# DATASET SECTION start

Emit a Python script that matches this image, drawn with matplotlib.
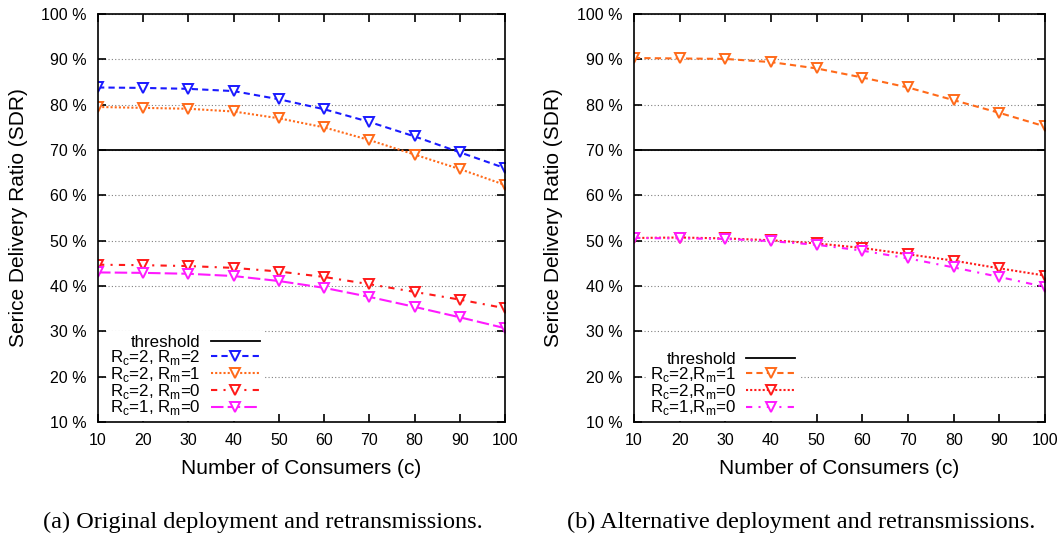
import matplotlib.pyplot as plt
import numpy as np

plt.rcParams['font.family'] = ['Liberation Sans', 'DejaVu Sans']

consumers = [10, 20, 30, 40, 50, 60, 70, 80, 90, 100]
threshold = 70

# (a) original deployment
a_rc2_rm2 = [83.8, 83.7, 83.5, 83.0, 81.2, 79.0, 76.2, 73.0, 69.5, 66.0]
a_rc2_rm1 = [79.5, 79.3, 79.1, 78.5, 77.0, 75.0, 72.2, 69.0, 65.8, 62.3]
a_rc2_rm0 = [44.7, 44.6, 44.4, 44.0, 43.2, 42.0, 40.4, 38.7, 37.0, 35.1]
a_rc1_rm0 = [43.0, 42.9, 42.7, 42.2, 41.1, 39.6, 37.6, 35.4, 33.1, 30.7]

# (b) alternative deployment
b_rc2_rm1 = [90.3, 90.2, 90.1, 89.4, 88.0, 86.0, 83.8, 81.0, 78.2, 75.2]
b_rc2_rm0 = [50.6, 50.7, 50.5, 50.1, 49.4, 48.4, 47.0, 45.6, 43.9, 42.3]
b_rc1_rm0 = [50.6, 50.5, 50.4, 49.9, 49.1, 47.8, 46.1, 44.1, 42.0, 39.8]

yticks = list(range(10, 101, 10))

fig = plt.figure(figsize=(10.61, 5.4), dpi=100)
ax1 = fig.add_axes([0.0924, 0.2185, 0.3836, 0.7555])
ax2 = fig.add_axes([0.5975, 0.2185, 0.3875, 0.7555])


def style(ax):
    ax.set_xlim(10, 100)
    ax.set_ylim(10, 100)
    ax.set_xticks(consumers)
    ax.set_yticks(yticks)
    ax.set_yticklabels(['%d %%' % t for t in yticks])
    ax.tick_params(direction='in', top=True, right=True, labelsize=11.5,
                   length=6, width=1.2, pad=8)
    ax.yaxis.grid(True, linestyle=(0, (1, 2)), color='grey', linewidth=0.8)
    ax.set_axisbelow(True)
    for s in ax.spines.values():
        s.set_linewidth(1.2)
    ax.set_xlabel('Number of Consumers (c)', fontsize=15, labelpad=8)
    ax.set_ylabel('Serice Delivery Ratio (SDR)', fontsize=15, labelpad=10)
    ax.axhline(threshold, color='black', linewidth=1.3, label='threshold')


mk = dict(marker='v', markersize=7, markerfacecolor='white', markeredgewidth=1.4)
legkw = dict(loc='lower left', markerfirst=False, fontsize=12.2, handlelength=2.9,
             labelspacing=-0.12, borderpad=0.2, handletextpad=0.6, framealpha=1,
             edgecolor='none', fancybox=False)

style(ax1)
ax1.plot(consumers, a_rc2_rm2, color='#1a1aff', linestyle=(0, (3, 2)), lw=1.5,
         markeredgecolor='#1a1aff', label='R$_\\mathregular{c}$=2, R$_\\mathregular{m}$=2', **mk)
ax1.plot(consumers, a_rc2_rm1, color='#ff6a1a', linestyle=(0, (1, 1)), lw=1.5,
         markeredgecolor='#ff6a1a', label='R$_\\mathregular{c}$=2, R$_\\mathregular{m}$=1', **mk)
ax1.plot(consumers, a_rc2_rm0, color='#ff1a1a', linestyle=(0, (3, 3, 1, 3)), lw=1.5,
         markeredgecolor='#ff1a1a', label='R$_\\mathregular{c}$=2, R$_\\mathregular{m}$=0', **mk)
ax1.plot(consumers, a_rc1_rm0, color='#ff1aff', linestyle=(0, (6, 2)), lw=1.5,
         markeredgecolor='#ff1aff', label='R$_\\mathregular{c}$=1, R$_\\mathregular{m}$=0', **mk)
leg = ax1.legend(bbox_to_anchor=(0.0, -0.018), **legkw)
leg._legend_box.align = 'right'

style(ax2)
ax2.plot(consumers, b_rc2_rm1, color='#ff6a1a', linestyle=(0, (3, 2)), lw=1.5,
         markeredgecolor='#ff6a1a', label='R$_\\mathregular{c}$=2,R$_\\mathregular{m}$=1', **mk)
ax2.plot(consumers, b_rc2_rm0, color='#ff1a1a', linestyle=(0, (1, 1)), lw=1.5,
         markeredgecolor='#ff1a1a', label='R$_\\mathregular{c}$=2,R$_\\mathregular{m}$=0', **mk)
ax2.plot(consumers, b_rc1_rm0, color='#ff1aff', linestyle=(0, (3, 3, 1, 3)), lw=1.5,
         markeredgecolor='#ff1aff', label='R$_\\mathregular{c}$=1,R$_\\mathregular{m}$=0', **mk)
ax2.legend(bbox_to_anchor=(0.01, -0.018), **legkw)

fig.text(0.248, 0.022, '(a) Original deployment and retransmissions.',
         ha='center', fontsize=17.5, family=['Liberation Serif', 'DejaVu Serif'])
fig.text(0.755, 0.022, '(b) Alternative deployment and retransmissions.',
         ha='center', fontsize=17.5, family=['Liberation Serif', 'DejaVu Serif'])

fig.savefig('out.png', dpi=100)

# DATASET SECTION end

REQUIREMENT – Your copy of the data above should match it exactly, except that pictures are left out.

WORKED SOLUTION –
Emit a Python script that matches this image, drawn with matplotlib.
import matplotlib.pyplot as plt
import numpy as np

plt.rcParams['font.family'] = ['Liberation Sans', 'DejaVu Sans']

consumers = [10, 20, 30, 40, 50, 60, 70, 80, 90, 100]
threshold = 70

# (a) original deployment
a_rc2_rm2 = [83.8, 83.7, 83.5, 83.0, 81.2, 79.0, 76.2, 73.0, 69.5, 66.0]
a_rc2_rm1 = [79.5, 79.3, 79.1, 78.5, 77.0, 75.0, 72.2, 69.0, 65.8, 62.3]
a_rc2_rm0 = [44.7, 44.6, 44.4, 44.0, 43.2, 42.0, 40.4, 38.7, 37.0, 35.1]
a_rc1_rm0 = [43.0, 42.9, 42.7, 42.2, 41.1, 39.6, 37.6, 35.4, 33.1, 30.7]

# (b) alternative deployment
b_rc2_rm1 = [90.3, 90.2, 90.1, 89.4, 88.0, 86.0, 83.8, 81.0, 78.2, 75.2]
b_rc2_rm0 = [50.6, 50.7, 50.5, 50.1, 49.4, 48.4, 47.0, 45.6, 43.9, 42.3]
b_rc1_rm0 = [50.6, 50.5, 50.4, 49.9, 49.1, 47.8, 46.1, 44.1, 42.0, 39.8]

yticks = list(range(10, 101, 10))

fig = plt.figure(figsize=(10.61, 5.4), dpi=100)
ax1 = fig.add_axes([0.0924, 0.2185, 0.3836, 0.7555])
ax2 = fig.add_axes([0.5975, 0.2185, 0.3875, 0.7555])


def style(ax):
    ax.set_xlim(10, 100)
    ax.set_ylim(10, 100)
    ax.set_xticks(consumers)
    ax.set_yticks(yticks)
    ax.set_yticklabels(['%d %%' % t for t in yticks])
    ax.tick_params(direction='in', top=True, right=True, labelsize=11.5,
                   length=6, width=1.2, pad=8)
    ax.yaxis.grid(True, linestyle=(0, (1, 2)), color='grey', linewidth=0.8)
    ax.set_axisbelow(True)
    for s in ax.spines.values():
        s.set_linewidth(1.2)
    ax.set_xlabel('Number of Consumers (c)', fontsize=15, labelpad=8)
    ax.set_ylabel('Serice Delivery Ratio (SDR)', fontsize=15, labelpad=10)
    ax.axhline(threshold, color='black', linewidth=1.3, label='threshold')


mk = dict(marker='v', markersize=7, markerfacecolor='white', markeredgewidth=1.4)
legkw = dict(loc='lower left', markerfirst=False, fontsize=12.2, handlelength=2.9,
             labelspacing=-0.12, borderpad=0.2, handletextpad=0.6, framealpha=1,
             edgecolor='none', fancybox=False)

style(ax1)
ax1.plot(consumers, a_rc2_rm2, color='#1a1aff', linestyle=(0, (3, 2)), lw=1.5,
         markeredgecolor='#1a1aff', label='R$_\\mathregular{c}$=2, R$_\\mathregular{m}$=2', **mk)
ax1.plot(consumers, a_rc2_rm1, color='#ff6a1a', linestyle=(0, (1, 1)), lw=1.5,
         markeredgecolor='#ff6a1a', label='R$_\\mathregular{c}$=2, R$_\\mathregular{m}$=1', **mk)
ax1.plot(consumers, a_rc2_rm0, color='#ff1a1a', linestyle=(0, (3, 3, 1, 3)), lw=1.5,
         markeredgecolor='#ff1a1a', label='R$_\\mathregular{c}$=2, R$_\\mathregular{m}$=0', **mk)
ax1.plot(consumers, a_rc1_rm0, color='#ff1aff', linestyle=(0, (6, 2)), lw=1.5,
         markeredgecolor='#ff1aff', label='R$_\\mathregular{c}$=1, R$_\\mathregular{m}$=0', **mk)
leg = ax1.legend(bbox_to_anchor=(0.0, -0.018), **legkw)
leg._legend_box.align = 'right'

style(ax2)
ax2.plot(consumers, b_rc2_rm1, color='#ff6a1a', linestyle=(0, (3, 2)), lw=1.5,
         markeredgecolor='#ff6a1a', label='R$_\\mathregular{c}$=2,R$_\\mathregular{m}$=1', **mk)
ax2.plot(consumers, b_rc2_rm0, color='#ff1a1a', linestyle=(0, (1, 1)), lw=1.5,
         markeredgecolor='#ff1a1a', label='R$_\\mathregular{c}$=2,R$_\\mathregular{m}$=0', **mk)
ax2.plot(consumers, b_rc1_rm0, color='#ff1aff', linestyle=(0, (3, 3, 1, 3)), lw=1.5,
         markeredgecolor='#ff1aff', label='R$_\\mathregular{c}$=1,R$_\\mathregular{m}$=0', **mk)
ax2.legend(bbox_to_anchor=(0.01, -0.018), **legkw)

fig.text(0.248, 0.022, '(a) Original deployment and retransmissions.',
         ha='center', fontsize=17.5, family=['Liberation Serif', 'DejaVu Serif'])
fig.text(0.755, 0.022, '(b) Alternative deployment and retransmissions.',
         ha='center', fontsize=17.5, family=['Liberation Serif', 'DejaVu Serif'])

fig.savefig('out.png', dpi=100)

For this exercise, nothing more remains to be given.